A presidência brasileira puxou novamente o assunto em debates internacionais, já que, os países do Sul Global são os mais afetados pela fome no mundo, de acordo com dados da Organização das Nações Unidas para Alimentação e Agricultura (FAO, da sigla em inglês). Entre 2015 e 2023, a insegurança alimentar moderada e grave aumentou de aproximadamente 21,5% para quase 30% no mundo. Em contraste, a América do Norte e a Europa tiveram uma redução de 9% para 8,7% no mesmo período, apesar de uma tendência crescente iniciada em 2019. Assim, é possível observar que países como os do BRICS são mais afetados pelo fenômeno da fome.
Agricultura familiar
Parte da solução apontada pelo GT de Agricultura para enfrentar a realidade da insegurança alimentar no Sul Global está no incentivo à agricultura familiar.
“Uma das prioridades foi o fortalecimento da agricultura familiar, com destaque para o diálogo sobre políticas públicas que garantam aos produtores de pequena escala o acesso aos instrumentos necessários para prosperar: acesso seguro à terra, crédito, assistência técnica, seguro e mercados. Esses são os fundamentos das economias rurais e da segurança alimentar nacional”, disse Thomas Patriota, chefe da Assessoria Internacional do Ministério do Desenvolvimento Agrário e Agricultura Familiar, que realizou a abertura da 2ª reunião do GT.

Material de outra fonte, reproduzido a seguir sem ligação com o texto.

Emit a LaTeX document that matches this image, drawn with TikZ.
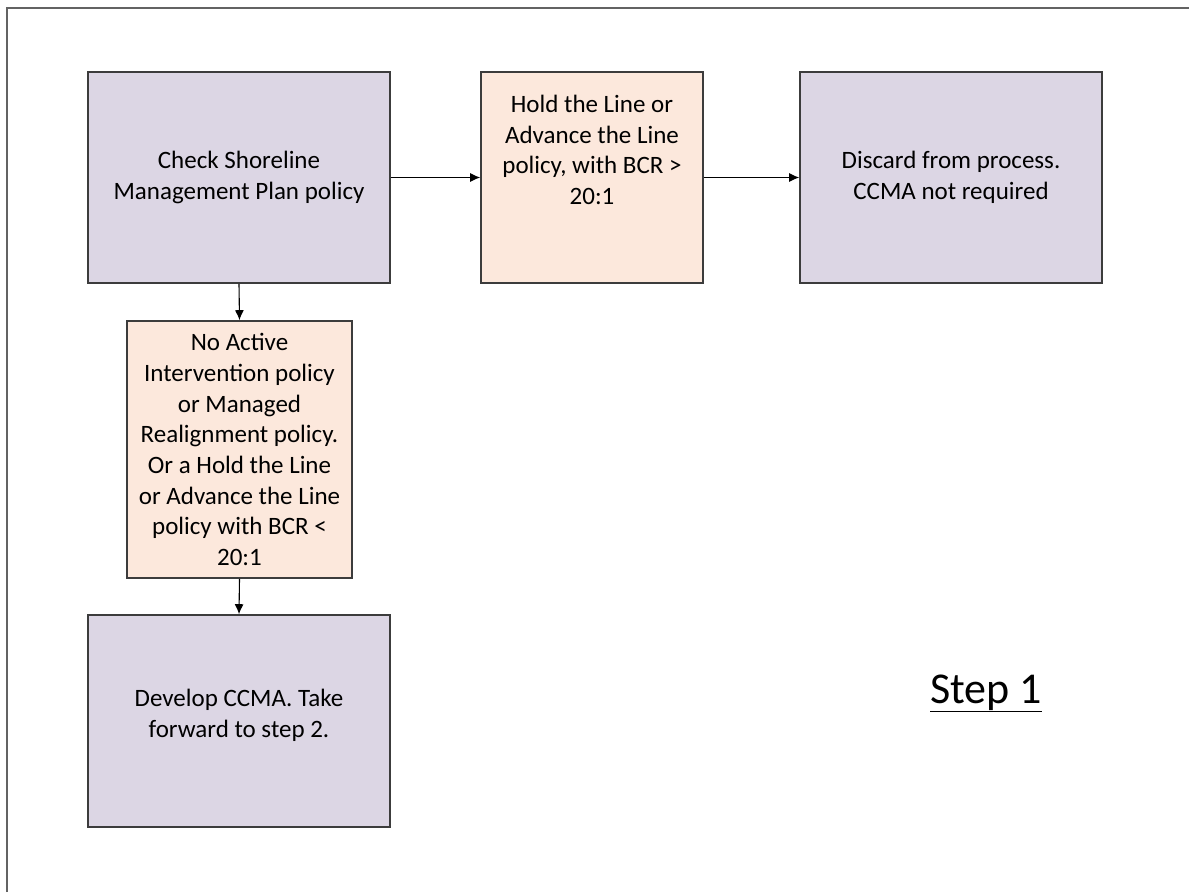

A expectativa é incorporar trocas de experiências sobre o assunto no Plano de Ação 2025-2028, que será apresentado na Cúpula de Líderes do BRICS, em julho deste ano, no Rio de Janeiro. O documento trará metas práticas em quatro áreas principais: segurança alimentar, produção sustentável, inovação e financiamento agrícola, e facilitação do comércio internacional de produtos do agro.
A escolha de priorizar os pequenos agricultores, feita pela presidência brasileira à frente do BRICS, também foi vista com bons olhos por representantes de outras delegações, como o embaixador da Etiópia, Leulseged Tadese Abebe.
“A agricultura é um tema muito importante para a Etiópia. Somos o segundo país mais populoso da África em termos de população, a terceira maior economia da África Subsaariana e a maior da África Oriental. Portanto, considerando nossa população, é possível compreender o papel crucial da agricultura. É, de fato, um dos pilares da economia. Assim, em nosso plano de desenvolvimento decenal, priorizamos a garantia da segurança alimentar e a modernização do setor agrícola, em particular por meio do aumento da produção e da produtividade dos agricultores familiares. Portanto, este tópico em que estamos nos concentrando, o aumento da produtividade da produção dos agricultores familiares, é extremamente relevante para a Etiópia”, avaliou o embaixador.
Cooperação
Alinhado a isso, o GT de Agricultura também defendeu o fortalecimento de estratégias nacionais para estocar alimentos, além de uma iniciativa coordenada de estoques de alimentos entre os países do BRICS para enfrentar momentos de crise.
“Em tempos de incerteza — provocadas por choques climáticos, conflitos ou instabilidades de mercado — as reservas alimentares são fundamentais para garantir estabilidade e equidade nos sistemas alimentares. Elas funcionam como um amortecedor contra a escassez e como um instrumento para assegurar preços justos para produtores e acessíveis para consumidores, especialmente em momentos de inflação ou crise”, comentou também Patriota, do Ministério do Desenvolvimento Agrário.
Também com a intenção de unir os países do Sul Global, o agrupamento discutiu uma certificação eletrônica para produtos de origem animal e vegetal. “Isso é uma modernização. É uma facilitação do comércio, que seguramente ajudará nas transações comerciais entre os membros do BRICS. Ficou muito claro que essa é uma pauta prioritária, que tem o consenso entre todos os membros do bloco”, comemorou Luís Rua.
As definições acordadas no GT de Agricultura serão levadas para a reunião ministerial, que ocorre nesta quinta-feira, 17/4, no Itamaraty. Representarão o Brasil os ministros Carlos Fávaro, da Agricultura e Pecuária, Paulo Teixeira, do Desenvolvimento Agrário e Agricultura Familiar e Rivetla Edipo Araujo Cruz, secretário-executivo do Ministério da Pesca e Aquicultura.